• _Figure scripts_:

— Start —

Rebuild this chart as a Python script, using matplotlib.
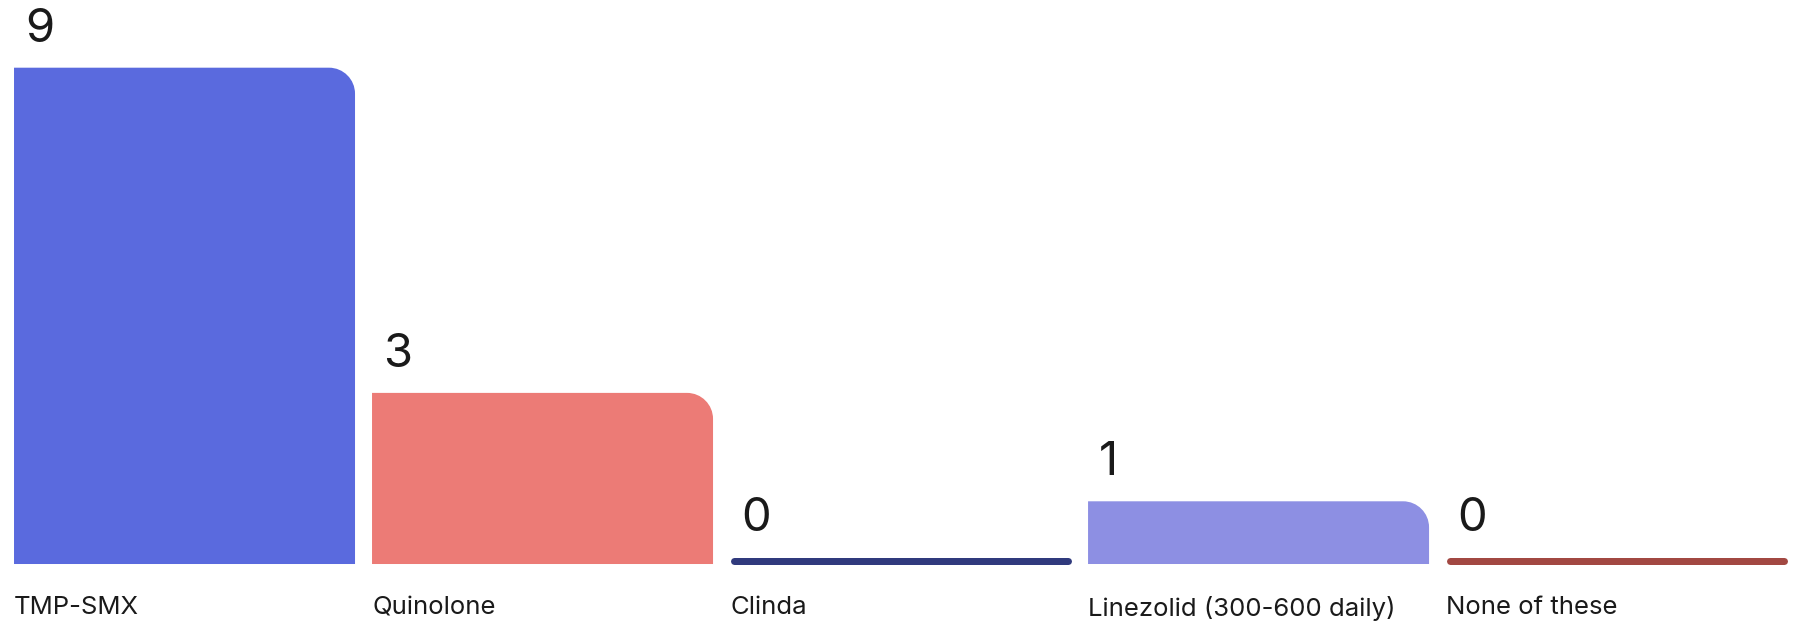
import matplotlib

matplotlib.use("Agg")
import matplotlib.pyplot as plt
from matplotlib.patches import PathPatch
from matplotlib.path import Path

categories = ["TMP-SMX", "Quinolone", "Clinda", "Linezolid (300-600 daily)", "None of these"]
counts = [9, 3, 0, 1, 0]
bar_colors = ["#5A6ADE", "#EC7B76", "#303A7D", "#8D8FE3", "#A24842"]

DPI = 100
W, H = 1797, 622
BAR_WIDTH = 0.9525
STUB = 0.157          # every bar starts with a short stub above the baseline
CORNER_PX = 26        # top-right corner radius
ZERO_PX = 7           # thickness of the empty-bar line

plt.rcParams["font.family"] = ["Inter", "DejaVu Sans"]

fig = plt.figure(figsize=(W / DPI, H / DPI), dpi=DPI)
ax = fig.add_axes([0, 0, 1, 1])
ax.set_xlim(-0.5154, 4.504)
ax.set_ylim(-1.070, 10.406)
ax.axis("off")

# pixels per data unit, used to keep the rounded corners circular
px_x = W / (ax.get_xlim()[1] - ax.get_xlim()[0])
px_y = H / (ax.get_ylim()[1] - ax.get_ylim()[0])
rx, ry = CORNER_PX / px_x, CORNER_PX / px_y
k = 0.5523


def rounded_bar(x0, x1, y0, y1):
    verts = [
        (x0, y0), (x1, y0), (x1, y1 - ry),
        (x1, y1 - ry + k * ry), (x1 - rx + k * rx, y1), (x1 - rx, y1),
        (x0, y1), (x0, y0),
    ]
    codes = [Path.MOVETO, Path.LINETO, Path.LINETO,
             Path.CURVE4, Path.CURVE4, Path.CURVE4,
             Path.LINETO, Path.CLOSEPOLY]
    return Path(verts, codes)


for i, (name, val, color) in enumerate(zip(categories, counts, bar_colors)):
    x0 = i - BAR_WIDTH / 2
    x1 = i + BAR_WIDTH / 2
    if val > 0:
        top = val + STUB
        ax.add_patch(PathPatch(rounded_bar(x0, x1, 0, top), facecolor=color, edgecolor="none"))
    else:
        half = ZERO_PX / 2
        yc = half / px_y
        lw = ZERO_PX * 72 / DPI
        ax.plot([x0 + half / px_x, x1 - half / px_x], [yc, yc], color=color,
                linewidth=lw, solid_capstyle="round")
        top = ZERO_PX / px_y
    ax.annotate(str(val), (x0, top), xytext=(11, 26), textcoords="offset pixels",
                fontsize=34, color="#1a1a1a", ha="left", va="baseline")
    ax.annotate(name, (x0, 0), xytext=(0, -32), textcoords="offset pixels",
                fontsize=18.5, color="#1a1a1a", ha="left", va="top")

fig.savefig("out.png", dpi=DPI)
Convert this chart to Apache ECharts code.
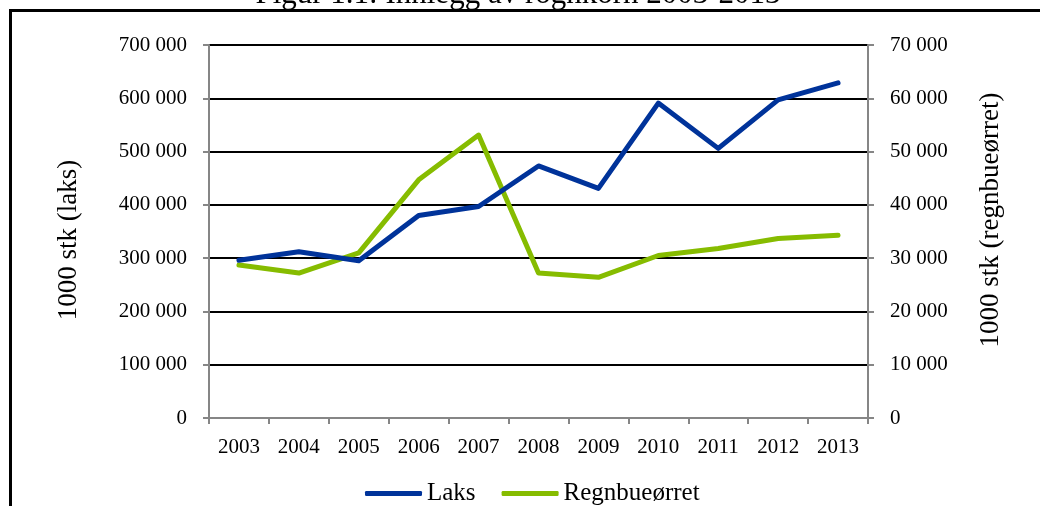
<!DOCTYPE html>
<html>
<head>
<meta charset="utf-8">
<script src="https://cdn.jsdelivr.net/npm/echarts@6/dist/echarts.min.js"></script>
<style>
html,body{margin:0;padding:0;background:#fff;}
#c{width:1040px;height:506px;}
</style>
</head>
<body>
<div id="c"></div>
<script>
const titleText = 'Figur 1.1: Innlegg av rognkorn 2003-2013';
const years = ['2003','2004','2005','2006','2007','2008','2009','2010','2011','2012','2013'];
const laks = [296000, 312000, 295000, 380000, 397000, 473000, 431000, 591000, 506000, 597000, 629000];
const regnbueorret = [28700, 27200, 31000, 44700, 53100, 27200, 26400, 30500, 31800, 33700, 34300];
const leftName = '1000 stk (laks)';
const rightName = '1000 stk (regnbueørret)';
const seriesNames = ['Laks', 'Regnbueørret'];

const FONT = 'Liberation Serif';
const fmt = v => v === 0 ? '0' : String(v).replace(/\B(?=(\d{3})+(?!\d))/g, ' ');

const chart = echarts.init(document.getElementById('c'), null, {renderer: 'canvas'});
chart.setOption({
  animation: false,
  backgroundColor: '#fff',
  textStyle: {fontFamily: FONT, color: '#000'},
  graphic: [
    {type: 'text', x: 518, y: 10, style: {text: titleText, font: '31px "Liberation Serif"', fill: '#000', textAlign: 'center', textVerticalAlign: 'bottom'}, z: 99},
    {type: 'rect', shape: {x: 10.5, y: 10.5, width: 1200, height: 700}, style: {fill: 'none', stroke: '#000', lineWidth: 3}, z: 100},
    {type: 'text', x: 69, y: 240, rotation: Math.PI / 2, style: {text: leftName, font: '27px "Liberation Serif"', fill: '#000', textAlign: 'center', textVerticalAlign: 'middle'}, z: 100},
    {type: 'text', x: 991, y: 220, rotation: Math.PI / 2, style: {text: rightName, font: '27px "Liberation Serif"', fill: '#000', textAlign: 'center', textVerticalAlign: 'middle'}, z: 100}
  ],
  grid: {left: 209, right: 172, top: 45, bottom: 88, containLabel: false},
  legend: {
    left: 360, top: 476,
    itemWidth: 57, itemHeight: 5, itemGap: 26,
    icon: 'roundRect',
    textStyle: {fontFamily: FONT, fontSize: 25, color: '#000'},
    data: seriesNames
  },
  xAxis: {
    type: 'category', data: years, boundaryGap: true,
    axisLine: {lineStyle: {color: '#868686', width: 2}},
    axisTick: {show: true, interval: 0, length: 6, lineStyle: {color: '#868686', width: 2}},
    axisLabel: {fontFamily: FONT, fontSize: 21, color: '#000', margin: 19, interval: 0}
  },
  yAxis: [
    {
      type: 'value', min: 0, max: 700000, interval: 100000, position: 'left',
      axisLine: {show: true, lineStyle: {color: '#868686', width: 2}},
      axisTick: {show: true, length: 6, lineStyle: {color: '#868686', width: 2}},
      axisLabel: {fontFamily: FONT, fontSize: 21, color: '#000', margin: 22, formatter: fmt},
      splitLine: {show: true, lineStyle: {color: '#000', width: 2}}
    },
    {
      type: 'value', min: 0, max: 70000, interval: 10000, position: 'right',
      axisLine: {show: true, lineStyle: {color: '#868686', width: 2}},
      axisTick: {show: true, length: 6, lineStyle: {color: '#868686', width: 2}},
      axisLabel: {fontFamily: FONT, fontSize: 21, color: '#000', margin: 22, formatter: fmt},
      splitLine: {show: false}
    }
  ],
  series: [
    {name: seriesNames[0], type: 'line', yAxisIndex: 0, data: laks, showSymbol: false, symbol: 'none',
     lineStyle: {color: '#00339A', width: 5, cap: 'round', join: 'round'}, itemStyle: {color: '#00339A'}, z: 3},
    {name: seriesNames[1], type: 'line', yAxisIndex: 1, data: regnbueorret, showSymbol: false, symbol: 'none',
     lineStyle: {color: '#86BC00', width: 5, cap: 'round', join: 'round'}, itemStyle: {color: '#86BC00'}, z: 2}
  ]
});
</script>
</body>
</html>
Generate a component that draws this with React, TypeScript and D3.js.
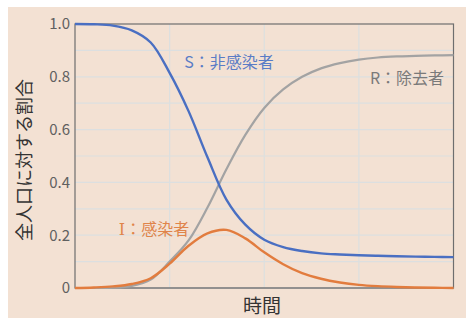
import React from 'react';
import * as d3 from 'd3';

// time steps (arbitrary units, 0..100)
const times = [0, 5, 10, 15, 20, 25, 30, 35, 40, 45, 50, 55, 60, 65, 70, 75, 80, 85, 90, 95, 100];
const susceptible = [1.0, 0.999, 0.994, 0.976, 0.93, 0.815, 0.67, 0.495, 0.335, 0.24, 0.183, 0.155, 0.14, 0.131, 0.127, 0.124, 0.122, 0.12, 0.119, 0.118, 0.117];
const infected = [0, 0.002, 0.006, 0.015, 0.037, 0.092, 0.16, 0.207, 0.22, 0.188, 0.135, 0.09, 0.056, 0.035, 0.021, 0.012, 0.007, 0.004, 0.002, 0.001, 0.0];
const removed = [0, 0, 0.001, 0.008, 0.032, 0.1, 0.18, 0.305, 0.45, 0.58, 0.682, 0.752, 0.8, 0.832, 0.852, 0.865, 0.873, 0.877, 0.879, 0.881, 0.882];
const yTicks = [0, 0.2, 0.4, 0.6, 0.8, 1.0];
const yTickLabels = ['0', '0.2', '0.4', '0.6', '0.8', '1.0'];

const W = 466;
const H = 318;
const margin = { top: 24, right: 12, bottom: 30, left: 75 };
const font = '"Noto Sans CJK JP", "Noto Sans", sans-serif';

export default function App() {
  const x = d3.scaleLinear().domain([0, 100]).range([margin.left, W - margin.right - 0.5]);
  const y = d3.scaleLinear().domain([0, 1]).range([H - margin.bottom, margin.top]);

  const line = (vals: number[]) =>
    d3.line<number>()
      .x((_, i) => x(times[i]))
      .y(d => y(d))
      .curve(d3.curveCatmullRom.alpha(0.5))(vals) || '';

  const minor = d3.range(0.1, 1.0, 0.1);
  const vGrid = [25, 50, 75];

  return (
    <>
      <style>{'body{margin:0}'}</style>
      <svg width={W} height={H} style={{ display: 'block' }}>
        <rect width={W} height={H} fill="#ffffff" />
        <rect x={8} y={7} width={W - 8} height={H - 7} fill="#f3e1d3" />

        {minor.map(v => (
          <line key={'h' + v} x1={x(0)} x2={x(100)} y1={y(v)} y2={y(v)} stroke="#dcdfe0" strokeWidth={1.2} />
        ))}
        {vGrid.map(v => (
          <line key={'v' + v} x1={x(v)} x2={x(v)} y1={y(0)} y2={y(1)} stroke="#dcdfe0" strokeWidth={1.2} />
        ))}

        <rect x={x(0)} y={y(1)} width={x(100) - x(0)} height={y(0) - y(1)} fill="none" stroke="#6e6e6e" strokeWidth={1.2} />
        <line x1={x(0)} x2={x(100)} y1={y(0)} y2={y(0)} stroke="#8c8c8c" strokeWidth={1.5} />

        {yTicks.map((t, i) => (
          <text key={t} x={70} y={y(t)} dy="0.36em" textAnchor="end" fontFamily={font} fontSize={15} fill="#606060">
            {yTickLabels[i]}
          </text>
        ))}

        <path d={line(removed)} fill="none" stroke="#a3a3a3" strokeWidth={2.2} />
        <path d={line(infected)} fill="none" stroke="#e27c3e" strokeWidth={2.4} />
        <path d={line(susceptible)} fill="none" stroke="#4a6fc2" strokeWidth={2.4} />

        <text x={229} y={68} textAnchor="middle" fontFamily={font} fontSize={16} fill="#5a7cc6">S：非感染者</text>
        <text x={407} y={84} textAnchor="middle" fontFamily={font} fontSize={16} fill="#7a7a7a">R：除去者</text>
        <text x={154} y={235} textAnchor="middle" fontFamily={font} fontSize={16} fill="#e0844a">
          <tspan fontFamily='"DejaVu Serif", serif'>I</tspan>：感染者
        </text>

        <text transform="translate(31,160) rotate(-90)" textAnchor="middle" fontFamily={font} fontSize={18} fill="#333333">
          全人口に対する割合
        </text>
        <text x={262} y={313} textAnchor="middle" fontFamily={font} fontSize={19} fill="#333333">時間</text>
      </svg>
    </>
  );
}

— End —

• _EXERCISE_: Repeat only the lines between the start of the data and the line with "return Path(verts, codes)", including those two lines, and skip the pictures.

• _EXERCISE RESPONSE_:
Rebuild this chart as a Python script, using matplotlib.
import matplotlib

matplotlib.use("Agg")
import matplotlib.pyplot as plt
from matplotlib.patches import PathPatch
from matplotlib.path import Path

categories = ["TMP-SMX", "Quinolone", "Clinda", "Linezolid (300-600 daily)", "None of these"]
counts = [9, 3, 0, 1, 0]
bar_colors = ["#5A6ADE", "#EC7B76", "#303A7D", "#8D8FE3", "#A24842"]

DPI = 100
W, H = 1797, 622
BAR_WIDTH = 0.9525
STUB = 0.157          # every bar starts with a short stub above the baseline
CORNER_PX = 26        # top-right corner radius
ZERO_PX = 7           # thickness of the empty-bar line

plt.rcParams["font.family"] = ["Inter", "DejaVu Sans"]

fig = plt.figure(figsize=(W / DPI, H / DPI), dpi=DPI)
ax = fig.add_axes([0, 0, 1, 1])
ax.set_xlim(-0.5154, 4.504)
ax.set_ylim(-1.070, 10.406)
ax.axis("off")

# pixels per data unit, used to keep the rounded corners circular
px_x = W / (ax.get_xlim()[1] - ax.get_xlim()[0])
px_y = H / (ax.get_ylim()[1] - ax.get_ylim()[0])
rx, ry = CORNER_PX / px_x, CORNER_PX / px_y
k = 0.5523


def rounded_bar(x0, x1, y0, y1):
    verts = [
        (x0, y0), (x1, y0), (x1, y1 - ry),
        (x1, y1 - ry + k * ry), (x1 - rx + k * rx, y1), (x1 - rx, y1),
        (x0, y1), (x0, y0),
    ]
    codes = [Path.MOVETO, Path.LINETO, Path.LINETO,
             Path.CURVE4, Path.CURVE4, Path.CURVE4,
             Path.LINETO, Path.CLOSEPOLY]
    return Path(verts, codes)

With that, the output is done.